Z-Ro, the Houston rap legend, has an album dropping next week, but the recent acts of police brutality have weighed on him heavily.
Alton Sterling, a 37-year old from Baton Rouge, and Philando Castile, a 32-year old Minneapolis man, were both killed by police this week. Bystanders taped the death of Sterling, which closely resembled an execution by police. Castile was pulled over for a “routine traffic stop” and was shot after he reached for his identification. His girlfriend Diamond Reynolds said in a Facebook live video, “He let the officer know that he had a firearm and he was reaching for his wallet and the officer just shot him in his arm.”
Z-Ro has a lot of opinions on the topic coming out of the Missouri City area of Houston, Texas. He said police are intent on breaking down Black men.
Z-Ro told AllHipHop.com:
“Every time you turn around, they want you soft. They want you to not put up a fight about nothing. ‘Hey go over there and sit down.’ You put your chest out, they shoot you. Stand up for your rights, they shoot you. Walk by ’em too fast, they shoot you. That’s what it is.”
However, he offered concrete solutions that, if implemented, could change the paradigm between Black American and the police:
“When you are looking to steer clear of the subject, you will just [say], don’t do nothing to get apprehended but the crazy part is, you don’t have to do nothing. But, when you look at it like a survivalist, you come up with stuff like, ‘Lets police our own streets. Lets stop calling 911.’ Unless its a medical emergency or a fire. If you see somebody fighting, man, put your camera phone down. Don’t record that. Go an break it up. If somebody’s arguing, don’t call the police. They gonna definitely shoot the male. You turn around [to the police and say] ‘What? [aggressively].’ You definitely getting tazed. You dead in your coffin, you still getting tazed. Its retarded and you really gotta come up with ‘Police Your Own Area.’ You own neighborhood watch. Say:’We don’t need [police] to roll through here. We’re rolling through here.’”
Z-Ro also stated that violence against the police wasn’t the way to go, as so have suggested.
“If we revolutionize and start the killing [of enemies], then that is gonna promote more killing and that’s going to be less of us. Because, we gotta sneak our weapons. But, if we get out there and say, ‘In Mo City (Missouri City), we got this. In Fifth Ward in Houston, us 100 people, we got this. South Park, we got this. If you do that, you come up with your own force, man.”
Brown V. Board of Education formally declared separate public schools were unconstitutional, however Z-Ro suggested African Americans may have to create their own communities to survive the onslaught of police brutality.
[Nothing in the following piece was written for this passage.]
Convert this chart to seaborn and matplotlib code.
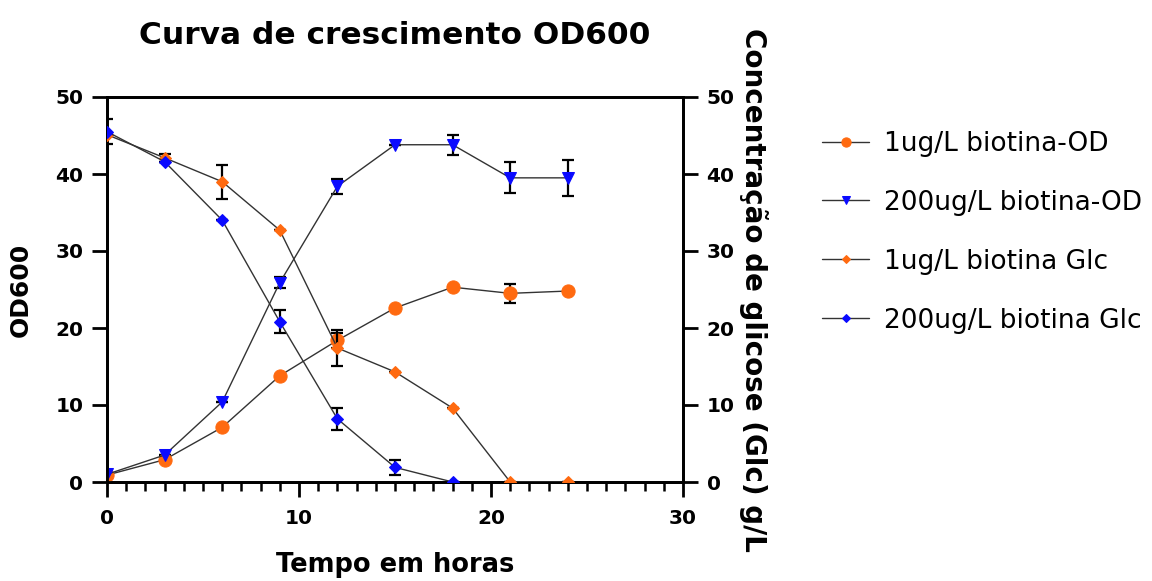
import matplotlib
matplotlib.use("Agg")
import matplotlib.pyplot as plt
from matplotlib.ticker import MultipleLocator
import seaborn as sns
import pandas as pd
import numpy as np

sns.set_style("ticks")
plt.rcParams['font.family'] = ['DejaVu Sans']
plt.rcParams['font.weight'] = 'bold'
for k in ('text.color', 'axes.labelcolor', 'xtick.color', 'ytick.color', 'axes.edgecolor'):
    plt.rcParams[k] = 'black'

time_h = [0, 3, 6, 9, 12, 15, 18, 21, 24]
od_1ug = [0.9, 2.9, 7.1, 13.8, 18.4, 22.6, 25.3, 24.5, 24.8]
od_1ug_err = [0, 0, 0, 0, 1.0, 0, 0, 1.2, 0]
od_200ug = [1.0, 3.5, 10.4, 25.9, 38.4, 43.8, 43.8, 39.5, 39.5]
od_200ug_err = [0, 0, 0, 0.7, 1.0, 0, 1.3, 2.0, 2.3]
glc_1ug = [45.1, 42.1, 39.0, 32.7, 17.4, 14.3, 9.6, 0.0, 0.0]
glc_1ug_err = [0, 0.5, 2.2, 0, 2.3, 0, 0, 0, 0]
glc_200ug = [45.5, 41.6, 34.0, 20.8, 8.2, 1.9, 0.0]
glc_200ug_err = [1.6, 0, 0, 1.5, 1.4, 1.0, 0]
time_glc200 = time_h[:len(glc_200ug)]

labels = ["1ug/L biotina-OD", "200ug/L biotina-OD", "1ug/L biotina Glc", "200ug/L biotina Glc"]
orange = "#FF6A10"
blue = "#0A0AFF"
line_c = "#333333"

fig = plt.figure(figsize=(11.52, 5.81), dpi=100)
ax = fig.add_axes([107/1152, 1-482/581, (683-107)/1152, (482-97)/581])
ax2 = ax.twinx()

def draw(a, x, y, err, label, marker, color, ms):
    df = pd.DataFrame({"t": x, "v": y})
    a.errorbar(x, y, yerr=err, fmt='none', ecolor='black', elinewidth=1.6, capsize=4, capthick=1.6, zorder=2)
    sns.lineplot(data=df, x="t", y="v", ax=a, color=line_c, lw=1.0, marker=marker,
                 markersize=ms, markerfacecolor=color, markeredgecolor=color, label=label, zorder=3)

draw(ax, time_h, od_1ug, od_1ug_err, labels[0], 'o', orange, 9.5)
draw(ax, time_h, od_200ug, od_200ug_err, labels[1], 'v', blue, 8.5)
draw(ax2, time_h, glc_1ug, glc_1ug_err, labels[2], 'D', orange, 6)
draw(ax2, time_glc200, glc_200ug, glc_200ug_err, labels[3], 'D', blue, 6)

for a in (ax, ax2):
    a.set_ylim(0, 50)
    a.set_xlim(0, 30)
    a.yaxis.set_major_locator(MultipleLocator(10))
    for s in a.spines.values():
        s.set_linewidth(2)
        s.set_visible(True)
    a.tick_params(axis='both', which='major', width=2, length=11, labelsize=14.5, direction='out', pad=6)
    a.tick_params(axis='both', which='minor', width=1.8, length=6.5, direction='out')
    if a.get_legend():
        a.get_legend().remove()

ax.xaxis.set_major_locator(MultipleLocator(10))
ax.xaxis.set_minor_locator(MultipleLocator(1))
ax.tick_params(axis='x', which='major', pad=8.5)
for lbl in ax.get_xticklabels() + ax.get_yticklabels() + ax2.get_yticklabels():
    lbl.set_fontweight('bold')

ax.set_xlabel("Tempo em horas", fontsize=18.5, fontweight='bold', labelpad=17)
ax.set_ylabel("OD600", fontsize=18, fontweight='bold', labelpad=16)
ax2.set_ylabel("Concentração de glicose (Glc) g/L", fontsize=20, fontweight='bold',
               rotation=270, labelpad=24)
ax.set_title("Curva de crescimento OD600", fontsize=22.5, fontweight='bold', pad=38)

h1, l1 = ax.get_legend_handles_labels()
h2, l2 = ax2.get_legend_handles_labels()
fig.legend(h1 + h2, l1 + l2, loc='upper left', bbox_to_anchor=(798/1152, 1-107/581),
           frameon=False, prop={'size': 19, 'weight': 'normal'}, labelspacing=1.25,
           handlelength=1.8, handletextpad=0.55, markerscale=0.7)

fig.savefig("out.png", dpi=100)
“[Remember] how they used to say ‘going back to Africa?,’ you can go back to Africa in a sense by just making a village in your community. Cutting down on a whole lot of that riff raff by actually policing yourself. Not being police. We don’t want to be those. But, for your neighborhood, get out there and go check on Mrs. Williams. You hear something? Go over there and check it out. Get you one dude that can carry and some dudes that can beat some faces in and you over over there and see what it is. That way you can stop a whole lot of BS, but you can also stop a whole lot of senseless killing. You know how they [the police] treat us, man. That’s my solution that I see. I’ve thought of a lot of solutions.”
Lastly, he stated that a community watch could help those that have been systemically locked out of the workforce.
“A lot of people that don’t have nothing to do, now they got something to do. Now they got something to do. That’ll probably give jobs. You ain't gotta sit around here We hate the badge.”